“Don’t get it right, get it written.” James Thurber’s words are sage advice to any novelist struggling through a first draft, stopping every sentence or two to tweak what they’ve just typed. Yet like a life lesson from a parent that the child doesn’t follow until they’ve already made a mistake, it’s difficult advice for many beginning writers, particularly students, to follow. We write self-consciously, fighting the urge to revise each letter that we press down on the keyboard, as though an editor is reading over our shoulders, squawking mistakes into our ears like a parrot asking for crackers.
|I'll tell you what I'm not doing with my life: Making progress.|
Why the sluggish pace toward the finish line? For some, revise as you write is simply the method that works best for them, a process they have adapted to over the years and one that they can use while still making good progress. But the rest of us, staring at the computer, averaging about seven words a day, often have no trouble pounding out a term paper in the course of one long, caffeine-fueled night. We may regret every moment of the process, cursing ourselves for our procrastination and cursing the entire family lineage of the professor who gave the assignment, but nonetheless, we get it done. What makes a novel such a different beast?
The first draft of a novel is unlike any other work a student will be assigned. Most creative writing classes don’t focus on reading novels, or teach how to plow through writing them. As Cathy Day discusses in her article “The Story Problem: 10 Thoughts on Academia’s Novel Crisis,” students are taught to write short, standalone texts:
“Why is this so?
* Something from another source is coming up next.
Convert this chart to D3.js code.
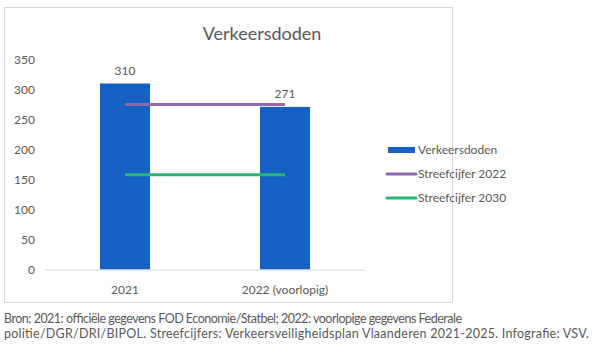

Simply: the short story is a more manageable form, both for the instructor and the student, and I have been both. For the writer who teaches a full load of courses and is always mindful of balancing “prep” time with writing time, it’s easier to teach short stories than novels, and it’s easier to annotate and critique a work-in-progress that is 10 pages long as opposed to a story that is 300 pages long. It’s advantageous for students, too. Within the limited time frame of a semester, they gain the sense of accomplishment that comes with writing, submitting for discussion, revising, and perhaps even finishing (or publishing!) a short story.”
The classroom setting not only often avoids teaching novels, but can also discourage writing them through the workshop set-up:
“But I am saying that I think a lot of what comes out of creative writing programs are stories that could be or want to be novels, but the academic fiction workshop is not fertile ground for those story seeds. The seeds don’t grow. They are (sometimes) actively and (more likely) passively discouraged from growing. The rhythm of school, the quarter or semester, is conducive to the writing of small things, not big things, and I don’t think we (“we” meaning the thousands of writers currently employed to teach fiction writing in this country) try hard enough to think beyond that rhythm because, for many of us, it’s the only rhythm we know. We need to teach students how to move from “story” to “book,” because the book is (for now, at least) the primary unit of intellectual production.”
For this reason, Cathy Day structured her Advanced Fiction class around the production of the first draft of a novel, assigning novels to the reading list to give her students an idea of how to structure their own, and setting a requirement of 3,333 new words each week. For some, the words have flown freely from the keyboard. But others, accustomed to the write, revise, write, revise method employed in most creative writing classes, have found their wheels spinning in the mud, their novels inching forward.
How do we keep ourselves from revising? No first draft is perfect, and how can we stand to stare at our work, with all its mistakes, and convince ourselves to keep going rather than to work backward?
Don’t reread your work, for a start. Looking at your first draft, beyond a cursory skim to see where you last left off, is asking to have each little flaw on the pages highlighted in your mind. For this reason, it’s important to have a detailed storyboard of your work, so that you know where you have been without rereading. This is also helpful to the process of moving forward because you’ll know where you are going next. If your writing program features a spell check, turn it off for the time being. Listen to fast-paced or inspirational music as you write. If a scene is so unbearably bad that you can’t stand to look at it without revising, start a new one. If a scene is too boring, either move ahead or force something to happen within the scene, even if you aren’t yet sure how this new, unexpected event will fit into the plot. And if you show your early work to others, make it clear that you aren’t asking what you should change or what you’ve done wrong. You simply want to know if they can tell what drives your characters or where the plot is headed.
Of course, avoiding all revision, however minor, is impossible. We authors are our own worst critics, and we will always feel compelled to fiddle with the words we’ve written. Revision isn’t a bad thing, even at the start of the writing process, provided it does not become so extensive as to overwhelm any progress in the writing. It’s fine to alter a word choice here or there, but don’t do it with each sentence of your first draft. And save the major revisions—reordering scenes, altering settings, introducing or removing characters from a chapter—until your first draft is completed. It may not be a work of art, but it’s much easier to sculpt a whole block of wood into a thing of beauty than it is to try the same process on a few twigs.